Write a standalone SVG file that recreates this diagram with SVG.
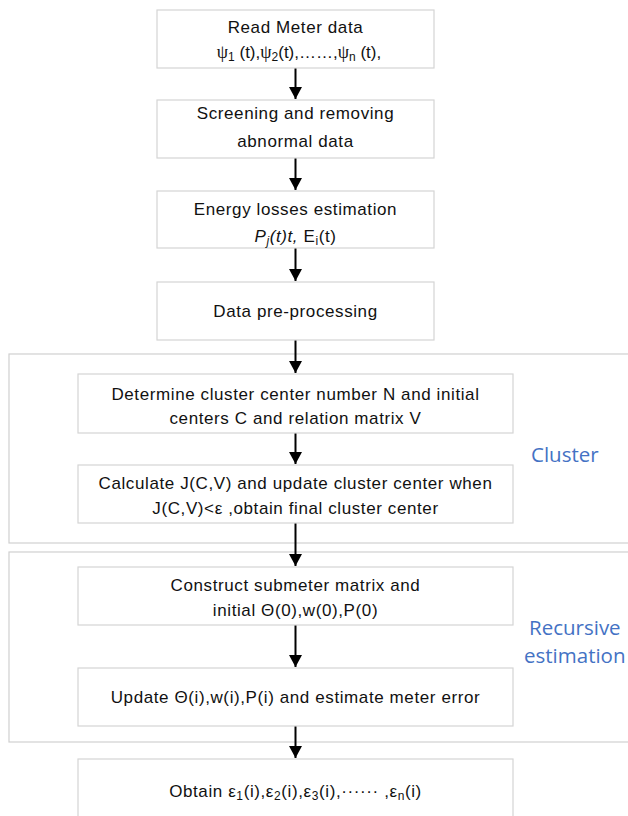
<svg xmlns="http://www.w3.org/2000/svg" width="628" height="816" viewBox="0 0 628 816">
<style>
.box{fill:#fff;stroke:#d4d4d4;stroke-width:1.2}
.cont{fill:none;stroke:#d0d0d0;stroke-width:1.2}
.t{font-family:"Liberation Sans",Arial,sans-serif;font-size:17px;letter-spacing:0.6px;fill:#111;text-anchor:middle}
.t.tight{letter-spacing:0}
.lbl{font-family:"Open Sans","Liberation Sans",sans-serif;font-size:20.5px;fill:#4472c4}
.sub{font-size:12px}
.psi{font-family:"Liberation Serif",serif;font-size:18px}
.conn{stroke:#000;stroke-width:2;fill:none;marker-end:url(#ah)}
</style>
<defs>
<marker id="ah" viewBox="0 0 12 13" refX="12" refY="6.5" markerWidth="12" markerHeight="13" markerUnits="userSpaceOnUse" orient="auto">
<path d="M0,0 L12,6.5 L0,13 z" fill="#000"/>
</marker>
</defs>
<rect width="628" height="816" fill="#fff"/>
<g id="cluster-group">
<rect class="cont" x="9" y="354" width="630" height="189"/>
<text class="lbl" x="531" y="462">Cluster</text>
</g>
<g id="recursive-group">
<rect class="cont" x="9" y="552" width="630" height="190"/>
<text class="lbl" x="529" y="635">Recursive</text>
<text class="lbl" x="524" y="663">estimation</text>
</g>
<g id="connectors">
<line class="conn" x1="295.5" y1="68" x2="295.5" y2="99"/>
<line class="conn" x1="295.5" y1="158" x2="295.5" y2="190"/>
<line class="conn" x1="295.5" y1="248" x2="295.5" y2="281"/>
<line class="conn" x1="295.5" y1="340" x2="295.5" y2="373"/>
<line class="conn" x1="295.5" y1="433" x2="295.5" y2="464"/>
<line class="conn" x1="295.5" y1="523" x2="295.5" y2="566"/>
<line class="conn" x1="295.5" y1="625" x2="295.5" y2="667"/>
<line class="conn" x1="295.5" y1="726" x2="295.5" y2="758"/>
</g>
<g id="read-meter">
<rect class="box" x="157" y="10" width="277" height="58"/>
<text class="t" x="295.5" y="33">Read Meter data</text>
<text class="t tight" x="299" y="58"><tspan class="psi">ψ</tspan><tspan class="sub" dy="3">1</tspan><tspan dy="-3"> (t),</tspan><tspan class="psi">ψ</tspan><tspan class="sub" dy="3">2</tspan><tspan dy="-3">(t),……,</tspan><tspan class="psi">ψ</tspan><tspan class="sub" dy="3">n</tspan><tspan dy="-3"> (t),</tspan></text>
</g>
<g id="screening">
<rect class="box" x="157" y="100" width="277" height="58"/>
<text class="t" x="295.5" y="119">Screening and removing</text>
<text class="t" x="295.5" y="147">abnormal data</text>
</g>
<g id="energy-losses">
<rect class="box" x="157" y="191" width="277" height="57"/>
<text class="t" x="295.5" y="215">Energy losses estimation</text>
<text class="t" x="295.5" y="242"><tspan font-style="italic">P</tspan><tspan class="sub" font-style="italic" dy="3">j</tspan><tspan font-style="italic" dy="-3">(t)t,</tspan><tspan> E</tspan><tspan class="sub" dy="3">i</tspan><tspan dy="-3">(t)</tspan></text>
</g>
<g id="preprocessing">
<rect class="box" x="157" y="282" width="277" height="58"/>
<text class="t" x="295.5" y="317">Data pre-processing</text>
</g>
<g id="determine">
<rect class="box" x="78" y="374" width="435" height="59"/>
<text class="t" x="295.5" y="400">Determine cluster center number N and  initial</text>
<text class="t" x="295.5" y="424">centers C and relation matrix V</text>
</g>
<g id="calculate">
<rect class="box" x="78" y="465" width="435" height="58"/>
<text class="t" x="295.5" y="489">Calculate J(C,V) and update cluster center when</text>
<text class="t" x="295.5" y="514">J(C,V)&lt;ε ,obtain final cluster center</text>
</g>
<g id="construct">
<rect class="box" x="78" y="567" width="435" height="58"/>
<text class="t" x="295.5" y="591">Construct submeter matrix and</text>
<text class="t" x="295.5" y="616">initial Θ(0),w(0),P(0)</text>
</g>
<g id="update">
<rect class="box" x="78" y="668" width="435" height="58"/>
<text class="t" x="295.5" y="703">Update Θ(i),w(i),P(i) and estimate meter error</text>
</g>
<g id="obtain">
<rect class="box" x="78" y="759" width="435" height="60"/>
<text class="t" x="295.5" y="797">Obtain ε<tspan class="sub" dy="3">1</tspan><tspan dy="-3">(i),ε</tspan><tspan class="sub" dy="3">2</tspan><tspan dy="-3">(i),ε</tspan><tspan class="sub" dy="3">3</tspan><tspan dy="-3">(i),······ ,ε</tspan><tspan class="sub" dy="3">n</tspan><tspan dy="-3">(i)</tspan></text>
</g>
</svg>
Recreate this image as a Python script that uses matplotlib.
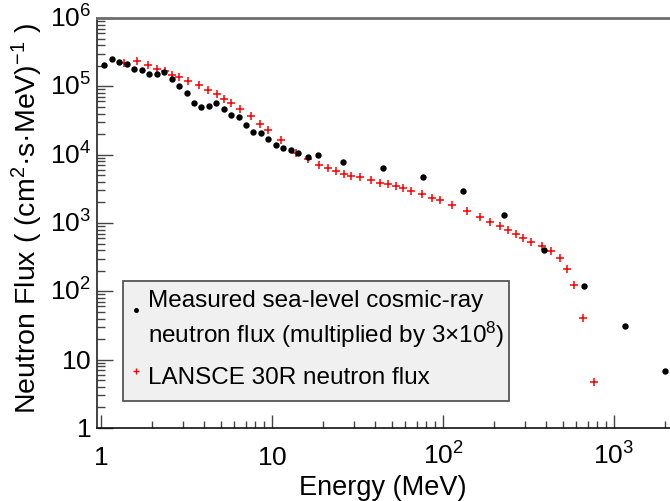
import numpy as np
import matplotlib
matplotlib.use("Agg")
import matplotlib.pyplot as plt
from matplotlib.transforms import blended_transform_factory, ScaledTranslation
from matplotlib.patches import Rectangle
from matplotlib.lines import Line2D

plt.rcParams['font.family'] = ['Liberation Sans', 'DejaVu Sans']
plt.rcParams['mathtext.fontset'] = 'custom'
plt.rcParams['mathtext.rm'] = 'Liberation Sans'
plt.rcParams['mathtext.it'] = 'Liberation Sans:italic'
plt.rcParams['mathtext.bf'] = 'Liberation Sans:bold'

# ---- data ----
measured_E = [1.045, 1.16, 1.28, 1.41, 1.57, 1.73, 1.92, 2.12, 2.35, 2.59, 2.86, 3.17,
              3.50, 3.86, 4.26, 4.71, 5.22, 5.76, 6.38, 7.05, 7.78, 8.59, 9.52, 10.5,
              11.6, 12.9, 14.2, 16.2, 18.6, 25.9, 44.4, 76.1, 131.5, 227, 391, 670,
              1159, 1995]
measured_F = [2.05e5, 2.49e5, 2.30e5, 2.12e5, 1.81e5, 1.73e5, 1.53e5, 1.53e5, 1.64e5,
              1.29e5, 1.01e5, 8.07e4, 5.65e4, 4.99e4, 5.21e4, 5.77e4, 4.67e4, 3.81e4,
              3.52e4, 2.69e4, 2.17e4, 2.05e4, 1.68e4, 1.39e4, 1.24e4, 1.16e4, 1.05e4,
              9.15e3, 9.8e3, 7.8e3, 6.3e3, 4.67e3, 2.94e3, 1.31e3, 407, 121, 31.4, 6.9]

lansce_E = [1.369, 1.624, 1.876, 2.126, 2.358, 2.612, 2.871, 3.240, 3.742, 4.241, 4.750,
            5.262, 5.781, 6.527, 7.506, 8.509, 9.514, 11.26, 13.87, 16.31, 18.83, 21.35,
            23.77, 26.47, 28.86, 32.7, 37.77, 42.8, 47.7, 52.9, 58.1, 65.3, 75.7, 85.9,
            96.0, 113.4, 138.7, 163.9, 189.1, 214.6, 239.9, 266.2, 292.5, 328.5, 380.8,
            429.9, 481.5, 531, 583.7, 658.5, 760.9]
lansce_F = [2.17e5, 2.37e5, 2.05e5, 1.81e5, 1.68e5, 1.48e5, 1.37e5, 1.21e5, 1.04e5,
            8.85e4, 7.73e4, 6.6e4, 5.65e4, 4.61e4, 3.62e4, 2.84e4, 2.30e4, 1.63e4,
            1.07e4, 8.56e3, 7.13e3, 6.32e3, 5.77e3, 5.27e3, 4.92e3, 4.67e3, 4.22e3,
            3.89e3, 3.68e3, 3.44e3, 3.22e3, 2.94e3, 2.63e3, 2.35e3, 2.15e3, 1.85e3,
            1.50e3, 1.24e3, 1.045e3, 895, 782, 690, 610, 533, 461, 385, 305, 212, 124,
            40.3, 4.76]

x_ticks = [1, 10, 100, 1000]
x_tick_labels = ['$1$', '$10$', '$10^{2}$', '$10^{3}$']
y_ticks = [1, 10, 100, 1e3, 1e4, 1e5, 1e6]
y_tick_labels = ['$1$', '$10$', '$10^{2}$', '$10^{3}$', '$10^{4}$', '$10^{5}$', '$10^{6}$']

legend_labels = ['Measured sea-level cosmic-ray',
                 'neutron flux (multiplied by 3$\\times$10$^{8}$)',
                 'LANSCE 30R neutron flux']

# ---- figure ----
W, H = 670, 501
fig = plt.figure(figsize=(W / 100, H / 100), dpi=100)
ax_l, ax_r, ax_t, ax_b = 97, 670, 18, 428
ax = fig.add_axes([ax_l / W, (H - ax_b) / H, (ax_r - ax_l) / W, (ax_b - ax_t) / H])
ax.set_xscale('log')
ax.set_yscale('log')
ax.set_xlim(10 ** (-4 / 171), 10 ** ((670 - 101) / 171))
ax.set_ylim(1, 1e6)

ax.plot(lansce_E, lansce_F, linestyle='none', marker='+', color='#ff0000',
        markersize=5.5, markeredgewidth=1.1, clip_on=False, zorder=3)
ax.plot(measured_E, measured_F, linestyle='none', marker='o', color='black',
        markersize=4.6, markeredgewidth=0, clip_on=False, zorder=4)

# spines
ax.spines['right'].set_visible(False)
ax.spines['top'].set_color('#6e6e6e')
ax.spines['top'].set_linewidth(2)
ax.spines['left'].set_color('#222222')
ax.spines['left'].set_linewidth(1.2)
ax.spines['bottom'].set_color('#111111')
ax.spines['bottom'].set_linewidth(1.2)

# ticks
ax.set_xticks(x_ticks)
ax.set_yticks(y_ticks)
ax.xaxis.set_minor_locator(matplotlib.ticker.LogLocator(base=10, subs=np.arange(2, 10), numticks=20))
ax.yaxis.set_minor_locator(matplotlib.ticker.LogLocator(base=10, subs=np.arange(2, 10), numticks=20))
ax.set_xticklabels([])
ax.set_yticklabels([])
ax.xaxis.set_minor_formatter(matplotlib.ticker.NullFormatter())
ax.yaxis.set_minor_formatter(matplotlib.ticker.NullFormatter())
ax.tick_params(axis='both', which='both', direction='in', top=False, right=False,
               color='#444444', width=1)
ax.tick_params(axis='x', which='major', length=9.5)
ax.tick_params(axis='x', which='minor', length=4.8)
ax.tick_params(axis='y', which='major', length=11.5)
ax.tick_params(axis='y', which='minor', length=5.5)

FS = 19
cap = 0.716 * FS / 72  # inches
ytr = blended_transform_factory(ax.transAxes, ax.transData) + \
    ScaledTranslation(-0.06, -cap / 2, fig.dpi_scale_trans)
for v, lab in zip(y_ticks, y_tick_labels):
    ax.text(0, v, lab, transform=ytr, ha='right', va='baseline', fontsize=FS)
xtr = blended_transform_factory(ax.transData, ax.transAxes) + \
    ScaledTranslation(0, -0.37, fig.dpi_scale_trans)
for v, lab in zip(x_ticks, x_tick_labels):
    ax.text(v, 0, lab, transform=xtr, ha='center', va='baseline', fontsize=FS)

# axis titles
fig.text(383 / W, 1 - 495 / H, 'Energy (MeV)', ha='center', va='baseline', fontsize=19.5)
fig.text(27 / W, 1 - 23 / H, 'Neutron Flux ( (cm$^{2}$·s·MeV)$^{-1}$ )', rotation=90,
         ha='center', va='top', fontsize=20.5)

# legend (manual, in figure pixels)
lx0, ly0, lx1, ly1 = 123.3, 280.7, 509, 400.7
fig.add_artist(Rectangle((lx0 / W, 1 - ly1 / H), (lx1 - lx0) / W, (ly1 - ly0) / H,
                         transform=fig.transFigure, facecolor='#f0f0f0',
                         edgecolor='#555555', linewidth=1.3, zorder=10))
fig.add_artist(Line2D([136 / W], [1 - 310 / H], transform=fig.transFigure, marker='o',
                      color='black', markersize=3.6, markeredgewidth=0, linestyle='none', zorder=11))
fig.add_artist(Line2D([136 / W], [1 - 371 / H], transform=fig.transFigure, marker='+',
                      color='#ff0000', markersize=4, markeredgewidth=1, linestyle='none', zorder=11))
LFS = 17.5
for txt, base in zip(legend_labels, [307, 343, 384]):
    fig.text(147.5 / W, 1 - base / H, txt, ha='left', va='baseline', fontsize=LFS, zorder=12)

fig.savefig('out.png', dpi=100)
• • • • • • •
● **Exercise details**:
Can you give again only the lines between the one containing "Recreate this image" and the one containing "plt.rcParams['mathtext.bf'] = 'Liberation", counting both, exactly as they appear and without any pictures?

● **Result of this exercise**:
Recreate this image as a Python script that uses matplotlib.
import numpy as np
import matplotlib
matplotlib.use("Agg")
import matplotlib.pyplot as plt
from matplotlib.transforms import blended_transform_factory, ScaledTranslation
from matplotlib.patches import Rectangle
from matplotlib.lines import Line2D

plt.rcParams['font.family'] = ['Liberation Sans', 'DejaVu Sans']
plt.rcParams['mathtext.fontset'] = 'custom'
plt.rcParams['mathtext.rm'] = 'Liberation Sans'
plt.rcParams['mathtext.it'] = 'Liberation Sans:italic'
plt.rcParams['mathtext.bf'] = 'Liberation Sans:bold'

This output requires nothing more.